I think we have all heard stereotypes about women loving clothes, or love shopping for clothes. While I am against stereotypes, I really do feel far more passionate about clothes and clothes shopping post transition than I did before.
When I was presenting as male, I saw clothing as a tool. I could use my clothing to broadcast a message: “I like anime!” or “Linkin Park is awesome!” Heavy clothes could keep me warm in the winter, and dark clothing obscured my body, which I was very self conscious about. I knew, when I needed to, how to dress what was considered nice, but it wasn’t comfortable and I rarely enjoyed it. I have found, upon asking several guys, that they view clothing in a utilitarian sense like I once did. I can’t speak for all men, but I can speak of my experience and what I have learned from guys around my age.
Now, after hormones, clothing has an entirely different meaning to me. Now, clothing are a device to express myself, rather than express some message. I can dress to fit my mood or the situation. If I am going to go see a bunch of my close friends (or friends I want to impress) I dress in nice, trendy clothing and do my makeup very well. If I’m going to the bar, I can dress to impress and draw attention, or I can dress conservatively and blend into the background. If I am sad, I can wear something black and thick eyeliner with eyeshadow. I can wear a skirt and appear more feminine, or wear some of my old jeans and look more androgynous. Women simply have far more options as to what they can wear. Not only are there far more clothing styles for women, but they are also allowed to wear men’s clothing whenever they want. Men simply don’t have as many options.

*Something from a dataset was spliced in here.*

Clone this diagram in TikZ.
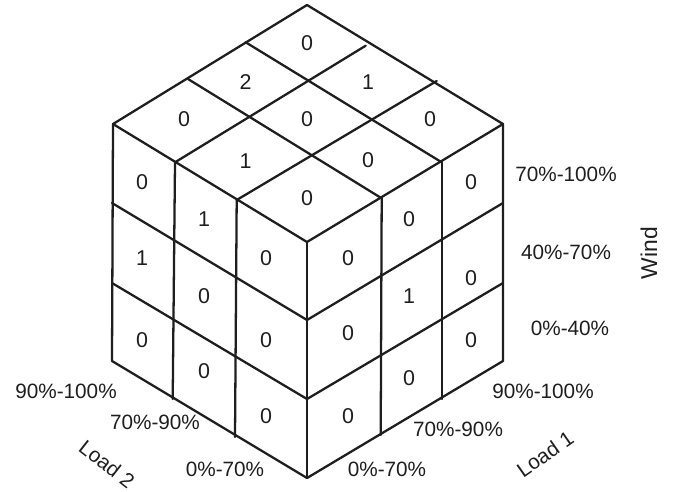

For me post hormones, clothing is about freedom and expression. When I was still presenting as male, clothes were just utilitarian. Of course, I always was transgender, even before I came out to myself, so I may not be the best judge. I always remember hating my limited options of clothing, and hating everything I could wear. At some point in high school, a close friend named Andi told me (in a very nice way) I would look nicer if I dressed more appropriately. I have no idea what I was wearing, but I remember the beautiful sweater she was wearing, warm colors with stripes. At the time I couldn’t admit it, but all I wanted was to wear clothing like she had, and I didn’t like any of the options I had for clothing. Now though, I absolutely love spending a half hour picking out my outfit before I go out (even if it annoys my girlfriend sometimes…)
Andi
/ June 11, 2011I can’t believe you remember all of that! I don’t even remember saying it, lol. I do actually remember exactly how you used to dress, but I also remember that you cleaned up good with the Chamber Singer outfits 🙂 I’m happy that you considered me a close friend…it’s been way too long since we had a good chat, and we’ll have to fix that. I’m so proud of you for finding yourself and spreading your wings, I always told you that you could fly high if you gave yourself just half a chance. I’m glad that you now feel comfortable in your own skin, and boy do you shine!
P.S. I hope you still find lots of time to sing….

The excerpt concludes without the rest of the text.